浅田宗伯 |
藤原永全(皇国名医伝) |
浅田宗伯の墓(谷中霊園) |
のど飴の代名詞とも言える「浅田飴」を処方した幕末期の漢方医、浅田宗伯は、著書『皇国名医伝』にて日本への囲碁伝来について書き著しています。
浅田宗伯は、現在の長野県松本市出身で、京都や江戸で漢方医学を学ぶ一方、頼山陽らから経書・儒学・歴史学等を学び、大坂では大塩平八郎の門人となり陽明学を学んでいたと伝えられています。
幕医・本康宗円の知遇を得て、将軍家の典医となった宗伯は、大政奉還後、天璋院が書いた徳川慶喜の助命を求める書状を西郷隆盛に届けるなど活躍しています。
維新後は、西洋医学の普及で漢方不要論が高まる中、宮内省侍医医師として政府の漢方廃止政策に反対するなど、漢方存続に尽力しています。
「浅田飴」は、浅田のもとで働いていた堀内伊三郎(株式会社浅田飴の創業者)が製法を譲り受け明治20年(1887) に発売。当初、水飴タイプでしたが携帯に不便だったために固形タイプに変更したところ大ヒット商品になったそうです。
『皇国名医伝』は、嘉永五年(1852)に宗伯が著した日本の歴史上の名医を紹介した本で、その中で大化の改新で知られる天智天皇の侍医、藤原永全の祖先は、垂仁天皇の御世に、前漢滅亡の戦乱により中国から逃れてきた劉伯陽という人物で、その孫の春平が景行天皇の御世に中国に派遣され、囲碁を持ち帰ったと言う話が出てきます。

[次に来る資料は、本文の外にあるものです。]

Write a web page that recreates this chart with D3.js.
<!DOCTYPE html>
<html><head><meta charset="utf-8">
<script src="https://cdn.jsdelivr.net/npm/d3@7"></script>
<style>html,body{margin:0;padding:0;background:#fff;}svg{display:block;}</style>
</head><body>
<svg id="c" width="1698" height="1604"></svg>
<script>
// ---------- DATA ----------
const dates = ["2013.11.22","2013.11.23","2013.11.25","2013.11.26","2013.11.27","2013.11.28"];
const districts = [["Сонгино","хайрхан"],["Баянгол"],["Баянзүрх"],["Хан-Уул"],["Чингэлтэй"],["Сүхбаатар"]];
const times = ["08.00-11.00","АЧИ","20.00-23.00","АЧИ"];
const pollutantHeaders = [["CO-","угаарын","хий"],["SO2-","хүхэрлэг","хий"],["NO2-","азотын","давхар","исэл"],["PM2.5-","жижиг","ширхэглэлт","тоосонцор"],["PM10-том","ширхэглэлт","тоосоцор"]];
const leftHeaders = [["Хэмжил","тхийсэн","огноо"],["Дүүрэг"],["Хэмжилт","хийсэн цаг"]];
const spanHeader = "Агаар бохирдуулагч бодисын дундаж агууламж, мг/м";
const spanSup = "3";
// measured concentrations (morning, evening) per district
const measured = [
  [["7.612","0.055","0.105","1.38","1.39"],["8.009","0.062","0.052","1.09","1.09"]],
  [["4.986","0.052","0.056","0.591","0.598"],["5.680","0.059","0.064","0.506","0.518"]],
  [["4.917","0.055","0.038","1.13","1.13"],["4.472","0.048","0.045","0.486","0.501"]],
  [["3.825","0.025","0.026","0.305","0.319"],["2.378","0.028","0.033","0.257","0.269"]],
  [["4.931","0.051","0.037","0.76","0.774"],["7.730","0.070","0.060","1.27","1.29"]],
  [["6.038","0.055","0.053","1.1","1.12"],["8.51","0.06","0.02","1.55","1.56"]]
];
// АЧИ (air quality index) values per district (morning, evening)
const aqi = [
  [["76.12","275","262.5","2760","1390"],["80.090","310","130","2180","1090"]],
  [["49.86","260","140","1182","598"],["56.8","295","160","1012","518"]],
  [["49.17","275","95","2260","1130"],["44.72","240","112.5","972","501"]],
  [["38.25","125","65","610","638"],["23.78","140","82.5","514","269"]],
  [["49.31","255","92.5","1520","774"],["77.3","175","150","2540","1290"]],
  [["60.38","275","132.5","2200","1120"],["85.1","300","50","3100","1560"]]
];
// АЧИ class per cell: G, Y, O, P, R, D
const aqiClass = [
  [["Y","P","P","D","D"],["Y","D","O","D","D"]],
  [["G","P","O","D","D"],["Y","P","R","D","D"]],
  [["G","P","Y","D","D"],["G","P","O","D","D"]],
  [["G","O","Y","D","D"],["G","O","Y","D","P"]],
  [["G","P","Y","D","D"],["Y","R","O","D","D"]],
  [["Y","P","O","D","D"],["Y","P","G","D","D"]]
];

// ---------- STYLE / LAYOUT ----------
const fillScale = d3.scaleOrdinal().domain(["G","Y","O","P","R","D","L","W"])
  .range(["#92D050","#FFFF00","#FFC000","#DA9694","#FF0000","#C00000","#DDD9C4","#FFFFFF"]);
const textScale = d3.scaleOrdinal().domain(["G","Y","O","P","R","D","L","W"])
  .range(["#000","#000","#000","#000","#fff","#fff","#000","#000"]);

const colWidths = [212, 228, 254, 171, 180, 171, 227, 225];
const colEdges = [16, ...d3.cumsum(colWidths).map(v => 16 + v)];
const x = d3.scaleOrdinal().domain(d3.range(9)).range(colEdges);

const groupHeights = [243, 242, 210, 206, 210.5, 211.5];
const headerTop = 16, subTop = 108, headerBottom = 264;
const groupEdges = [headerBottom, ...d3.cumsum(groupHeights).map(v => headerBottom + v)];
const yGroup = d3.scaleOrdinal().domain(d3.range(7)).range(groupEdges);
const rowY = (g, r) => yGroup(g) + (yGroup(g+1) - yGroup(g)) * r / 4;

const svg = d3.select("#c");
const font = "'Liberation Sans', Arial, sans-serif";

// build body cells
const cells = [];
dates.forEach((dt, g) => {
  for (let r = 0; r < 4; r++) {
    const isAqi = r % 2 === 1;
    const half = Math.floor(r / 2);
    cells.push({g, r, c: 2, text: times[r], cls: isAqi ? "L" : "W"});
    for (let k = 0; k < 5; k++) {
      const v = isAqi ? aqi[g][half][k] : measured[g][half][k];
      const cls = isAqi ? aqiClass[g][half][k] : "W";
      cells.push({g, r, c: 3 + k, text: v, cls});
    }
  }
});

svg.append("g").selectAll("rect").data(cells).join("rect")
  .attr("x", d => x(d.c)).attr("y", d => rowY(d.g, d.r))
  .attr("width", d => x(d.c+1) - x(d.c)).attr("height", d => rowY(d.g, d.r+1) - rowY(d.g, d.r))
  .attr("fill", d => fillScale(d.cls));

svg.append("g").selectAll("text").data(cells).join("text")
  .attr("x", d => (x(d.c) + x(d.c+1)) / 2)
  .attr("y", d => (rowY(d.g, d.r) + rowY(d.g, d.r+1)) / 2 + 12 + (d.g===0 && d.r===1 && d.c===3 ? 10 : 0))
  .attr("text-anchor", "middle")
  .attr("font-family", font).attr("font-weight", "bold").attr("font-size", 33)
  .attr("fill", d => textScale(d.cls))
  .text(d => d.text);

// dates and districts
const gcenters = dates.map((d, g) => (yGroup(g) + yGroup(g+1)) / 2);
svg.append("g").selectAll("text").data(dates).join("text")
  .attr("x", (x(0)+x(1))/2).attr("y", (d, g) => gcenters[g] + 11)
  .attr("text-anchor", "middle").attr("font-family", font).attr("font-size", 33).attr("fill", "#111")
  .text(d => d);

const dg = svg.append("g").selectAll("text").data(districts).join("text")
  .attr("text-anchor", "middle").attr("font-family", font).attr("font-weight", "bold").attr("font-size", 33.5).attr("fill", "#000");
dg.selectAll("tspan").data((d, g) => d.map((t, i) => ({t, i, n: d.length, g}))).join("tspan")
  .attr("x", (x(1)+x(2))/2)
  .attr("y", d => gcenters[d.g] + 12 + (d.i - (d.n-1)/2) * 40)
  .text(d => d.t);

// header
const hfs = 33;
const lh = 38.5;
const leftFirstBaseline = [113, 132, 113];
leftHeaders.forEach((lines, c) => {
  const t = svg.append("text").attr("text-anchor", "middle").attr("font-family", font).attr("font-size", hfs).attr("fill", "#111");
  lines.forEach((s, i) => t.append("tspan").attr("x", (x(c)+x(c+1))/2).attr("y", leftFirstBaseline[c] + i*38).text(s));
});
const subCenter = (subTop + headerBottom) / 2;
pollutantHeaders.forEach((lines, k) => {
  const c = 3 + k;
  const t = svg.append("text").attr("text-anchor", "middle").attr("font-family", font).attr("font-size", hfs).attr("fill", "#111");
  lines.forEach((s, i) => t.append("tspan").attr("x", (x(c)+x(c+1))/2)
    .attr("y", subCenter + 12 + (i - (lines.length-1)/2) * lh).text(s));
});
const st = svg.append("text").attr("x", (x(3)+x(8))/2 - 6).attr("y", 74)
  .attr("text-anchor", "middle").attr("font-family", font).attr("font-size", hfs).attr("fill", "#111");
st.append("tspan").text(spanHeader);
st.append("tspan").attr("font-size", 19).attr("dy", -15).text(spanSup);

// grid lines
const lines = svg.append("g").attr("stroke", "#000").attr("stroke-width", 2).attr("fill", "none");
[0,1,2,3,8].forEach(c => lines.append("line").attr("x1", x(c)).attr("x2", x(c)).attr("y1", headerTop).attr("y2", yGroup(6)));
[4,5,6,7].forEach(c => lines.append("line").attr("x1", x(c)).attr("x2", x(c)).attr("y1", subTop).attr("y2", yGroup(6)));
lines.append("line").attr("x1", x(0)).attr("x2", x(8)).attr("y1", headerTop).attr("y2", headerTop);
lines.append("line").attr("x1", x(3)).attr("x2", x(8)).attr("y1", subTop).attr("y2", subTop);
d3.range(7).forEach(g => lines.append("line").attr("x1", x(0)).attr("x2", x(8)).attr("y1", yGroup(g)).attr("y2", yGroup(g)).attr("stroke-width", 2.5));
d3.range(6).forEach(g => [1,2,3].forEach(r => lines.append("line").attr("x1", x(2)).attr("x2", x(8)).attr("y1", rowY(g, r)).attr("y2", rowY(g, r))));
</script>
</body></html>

景行天皇は古代日本の英雄、ヤマトタケルの父で、正に神話の時代の話ですが、囲碁伝来に関する出典元は明記されておらず、どの文献から拠ったものかは不明です。ただ、昭和初期に刊行された朝日年鑑には囲碁伝来の一つの説として紹介され、割と知られていたようです。
浅田宗伯の墓は谷中霊園にあります。